Mariana. Segunda capital do nosso Brasil. Quando cheguei, havia algo muito peculiar que me chamara atenção, embora, ainda não conseguia retratar aquilo que me puxava. Casas de uma arquitetura tão sutil que traçava e atravessava uma cultura e arte colonial. Havia ali também marcas da resistência. Não demorou muito pra sentir. Eu dei de cara com o descaso. 7 anos do maior desastre ambiental que essa País já sentiu.

Pela janela da pousada, eu recostava meu corpo no parapeito e tentava distinguir o cheiro da terra e do pó. Tal janela, como tantas outras, me mostrava um mundo além do que meus olhos podiam ver. Janela da pousada. Vidro do carro. Bento.

Era 5 de novembro quando a caminho de Bento Rodrigues, a paisagem da nossa tão querida Minas Gerais se desafazia em meio à lavras que a lama plantou. Era preciso estar atento. O inimigo andava a solta pelo reassentamento inacabado. As áreas da colheita, onde o Sr Francisco plantava, ressurgiu em forma de concreto. “Não quero vocês andando por aí”, disse o segurança a mando da Samarco.

O distrito virou fantasma. Mais uma vez, pelas janelas que nos diz tanto, saqueadas, a história se repetia mais uma vez. Dessa vez, havia como sentir. Não foi por acaso. Há memória. Presença de corpos. Almas caminhando junto aos poucos gados que ali ainda habitavam. Passo à frente da janela da primeira casa atingida. Havia destroços cobertos pelo crime. Havia pedidos de socorro em cada canto. Eu as vi em movimento.
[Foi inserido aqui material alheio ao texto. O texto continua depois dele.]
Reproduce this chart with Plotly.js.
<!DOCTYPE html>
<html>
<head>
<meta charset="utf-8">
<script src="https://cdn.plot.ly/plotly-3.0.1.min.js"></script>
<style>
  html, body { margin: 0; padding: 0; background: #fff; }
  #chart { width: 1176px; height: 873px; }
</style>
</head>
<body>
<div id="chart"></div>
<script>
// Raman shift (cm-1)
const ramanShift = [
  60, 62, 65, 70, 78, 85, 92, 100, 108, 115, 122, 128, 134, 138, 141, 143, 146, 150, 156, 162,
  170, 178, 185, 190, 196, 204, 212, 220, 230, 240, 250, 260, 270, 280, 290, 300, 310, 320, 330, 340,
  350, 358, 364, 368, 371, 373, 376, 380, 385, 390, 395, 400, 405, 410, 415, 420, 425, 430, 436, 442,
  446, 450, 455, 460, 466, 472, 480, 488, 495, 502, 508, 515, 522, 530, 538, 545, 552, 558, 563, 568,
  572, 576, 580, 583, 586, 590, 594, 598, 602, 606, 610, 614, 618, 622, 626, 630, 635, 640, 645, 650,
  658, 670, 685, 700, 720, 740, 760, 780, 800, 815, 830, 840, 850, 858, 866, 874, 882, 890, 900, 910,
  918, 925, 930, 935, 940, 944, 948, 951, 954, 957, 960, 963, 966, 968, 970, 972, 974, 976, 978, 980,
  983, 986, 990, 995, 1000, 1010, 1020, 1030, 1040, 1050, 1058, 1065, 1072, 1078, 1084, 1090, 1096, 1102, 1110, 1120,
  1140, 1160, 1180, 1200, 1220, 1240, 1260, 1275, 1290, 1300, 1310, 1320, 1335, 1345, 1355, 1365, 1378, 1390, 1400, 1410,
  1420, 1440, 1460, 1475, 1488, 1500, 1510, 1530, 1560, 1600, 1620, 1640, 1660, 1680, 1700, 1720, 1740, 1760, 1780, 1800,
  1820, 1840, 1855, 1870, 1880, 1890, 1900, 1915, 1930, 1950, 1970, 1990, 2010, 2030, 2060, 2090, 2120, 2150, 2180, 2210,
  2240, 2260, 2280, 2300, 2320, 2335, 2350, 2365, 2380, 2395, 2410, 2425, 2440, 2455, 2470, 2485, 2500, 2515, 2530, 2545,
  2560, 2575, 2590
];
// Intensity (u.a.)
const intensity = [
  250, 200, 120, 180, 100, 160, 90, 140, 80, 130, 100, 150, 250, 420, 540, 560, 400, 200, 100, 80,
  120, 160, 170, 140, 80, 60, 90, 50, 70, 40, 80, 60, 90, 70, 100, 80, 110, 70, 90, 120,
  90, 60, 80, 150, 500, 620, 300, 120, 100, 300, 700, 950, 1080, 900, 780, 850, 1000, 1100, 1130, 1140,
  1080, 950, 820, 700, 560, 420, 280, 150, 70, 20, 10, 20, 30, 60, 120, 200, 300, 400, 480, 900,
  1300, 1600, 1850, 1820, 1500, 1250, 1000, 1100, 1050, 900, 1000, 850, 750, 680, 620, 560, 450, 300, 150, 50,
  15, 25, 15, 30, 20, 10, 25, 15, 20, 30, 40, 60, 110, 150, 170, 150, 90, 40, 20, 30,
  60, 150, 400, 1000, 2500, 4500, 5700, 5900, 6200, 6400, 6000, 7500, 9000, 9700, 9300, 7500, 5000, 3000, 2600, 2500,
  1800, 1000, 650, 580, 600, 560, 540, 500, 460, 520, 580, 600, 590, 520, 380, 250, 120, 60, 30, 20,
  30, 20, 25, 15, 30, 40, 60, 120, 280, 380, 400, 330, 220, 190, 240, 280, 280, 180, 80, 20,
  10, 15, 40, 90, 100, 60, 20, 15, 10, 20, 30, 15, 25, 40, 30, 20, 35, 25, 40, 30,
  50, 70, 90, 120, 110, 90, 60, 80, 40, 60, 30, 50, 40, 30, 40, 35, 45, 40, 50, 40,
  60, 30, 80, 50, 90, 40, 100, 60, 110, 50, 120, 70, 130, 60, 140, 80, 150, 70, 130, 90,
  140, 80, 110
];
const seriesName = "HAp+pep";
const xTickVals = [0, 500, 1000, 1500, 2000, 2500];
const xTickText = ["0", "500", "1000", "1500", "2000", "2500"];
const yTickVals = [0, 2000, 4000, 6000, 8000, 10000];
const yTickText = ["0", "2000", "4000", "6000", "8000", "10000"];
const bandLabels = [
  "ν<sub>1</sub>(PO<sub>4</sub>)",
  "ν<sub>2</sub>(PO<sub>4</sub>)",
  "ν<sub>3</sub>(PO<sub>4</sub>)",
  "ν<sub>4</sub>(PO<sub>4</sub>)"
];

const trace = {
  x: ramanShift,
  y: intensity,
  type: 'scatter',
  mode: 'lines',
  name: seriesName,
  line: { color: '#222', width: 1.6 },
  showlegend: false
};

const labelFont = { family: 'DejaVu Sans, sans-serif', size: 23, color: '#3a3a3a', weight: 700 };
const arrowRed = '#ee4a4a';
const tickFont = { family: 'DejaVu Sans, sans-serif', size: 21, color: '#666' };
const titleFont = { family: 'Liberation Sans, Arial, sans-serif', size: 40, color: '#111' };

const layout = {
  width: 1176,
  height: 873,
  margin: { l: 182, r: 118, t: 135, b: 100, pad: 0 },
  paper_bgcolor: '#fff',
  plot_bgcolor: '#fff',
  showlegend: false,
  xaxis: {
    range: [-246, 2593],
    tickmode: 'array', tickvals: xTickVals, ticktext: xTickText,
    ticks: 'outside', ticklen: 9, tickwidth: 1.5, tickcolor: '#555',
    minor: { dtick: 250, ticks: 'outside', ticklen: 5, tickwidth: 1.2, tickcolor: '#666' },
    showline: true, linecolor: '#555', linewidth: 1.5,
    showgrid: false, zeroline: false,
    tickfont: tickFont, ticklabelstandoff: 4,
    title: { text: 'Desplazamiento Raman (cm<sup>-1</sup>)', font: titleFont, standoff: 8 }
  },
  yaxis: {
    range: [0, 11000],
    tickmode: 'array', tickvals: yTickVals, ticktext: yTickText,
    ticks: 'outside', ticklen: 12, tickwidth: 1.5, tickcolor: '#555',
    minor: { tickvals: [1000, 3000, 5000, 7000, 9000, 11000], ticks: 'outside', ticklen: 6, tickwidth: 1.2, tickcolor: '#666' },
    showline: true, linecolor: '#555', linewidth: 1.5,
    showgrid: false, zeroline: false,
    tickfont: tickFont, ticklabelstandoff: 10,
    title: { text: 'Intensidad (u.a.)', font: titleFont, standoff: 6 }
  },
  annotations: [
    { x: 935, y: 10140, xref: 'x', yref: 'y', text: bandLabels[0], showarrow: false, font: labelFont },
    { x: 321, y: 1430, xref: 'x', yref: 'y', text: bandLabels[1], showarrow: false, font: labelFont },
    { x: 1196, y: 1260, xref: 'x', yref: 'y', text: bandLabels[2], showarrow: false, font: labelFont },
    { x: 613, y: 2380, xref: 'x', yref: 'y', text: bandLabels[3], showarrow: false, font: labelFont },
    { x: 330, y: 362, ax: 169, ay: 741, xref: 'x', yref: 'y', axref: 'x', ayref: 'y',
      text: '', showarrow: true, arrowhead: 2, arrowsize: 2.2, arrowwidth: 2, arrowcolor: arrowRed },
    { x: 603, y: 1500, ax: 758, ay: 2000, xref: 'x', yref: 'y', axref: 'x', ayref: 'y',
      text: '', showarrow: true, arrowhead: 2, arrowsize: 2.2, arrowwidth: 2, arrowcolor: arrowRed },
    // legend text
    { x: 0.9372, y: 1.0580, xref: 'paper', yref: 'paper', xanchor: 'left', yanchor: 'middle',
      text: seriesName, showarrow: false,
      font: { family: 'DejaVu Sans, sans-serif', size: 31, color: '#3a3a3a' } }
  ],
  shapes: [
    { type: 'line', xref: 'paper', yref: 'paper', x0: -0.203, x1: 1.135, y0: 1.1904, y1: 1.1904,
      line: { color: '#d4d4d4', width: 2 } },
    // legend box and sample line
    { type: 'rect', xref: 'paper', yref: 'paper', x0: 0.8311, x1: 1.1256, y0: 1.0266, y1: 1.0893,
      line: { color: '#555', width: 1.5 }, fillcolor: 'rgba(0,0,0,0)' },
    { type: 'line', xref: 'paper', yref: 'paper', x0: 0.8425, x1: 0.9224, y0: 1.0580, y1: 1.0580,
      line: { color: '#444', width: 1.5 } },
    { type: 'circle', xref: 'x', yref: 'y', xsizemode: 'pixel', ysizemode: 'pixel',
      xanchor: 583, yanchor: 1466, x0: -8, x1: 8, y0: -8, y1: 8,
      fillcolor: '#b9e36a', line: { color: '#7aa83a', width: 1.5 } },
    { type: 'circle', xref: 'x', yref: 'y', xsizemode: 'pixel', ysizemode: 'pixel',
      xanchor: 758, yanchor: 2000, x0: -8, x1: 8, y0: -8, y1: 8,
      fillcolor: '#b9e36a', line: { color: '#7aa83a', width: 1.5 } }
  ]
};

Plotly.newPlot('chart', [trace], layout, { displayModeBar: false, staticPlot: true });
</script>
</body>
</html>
No adro da capela, 19 cruzes se sobrepunham em memória dos que se foram. Meu peito se enche e as lagrimas escorrem. Me sinto impotente. Sem reação. A justiça não foi feita. Sr. Francisco, 95 anos, muito provável não verá um dia a tão sonhada casa que ele espera a 7 anos.

Com toda a fé que me movia, eu só pedi para que aquela dor não me fosse indiferente. Eram mulheres. Mães. Sábias. Avós. Pescadores. Era uma classe. Não podia ser de outra cor.

Com toda a fé que me movia, posta naquele adro, pedi para que jamais me esquecesse de que “enquanto há vida, há luta” e, eu lutarei. Até o fim dos tempos.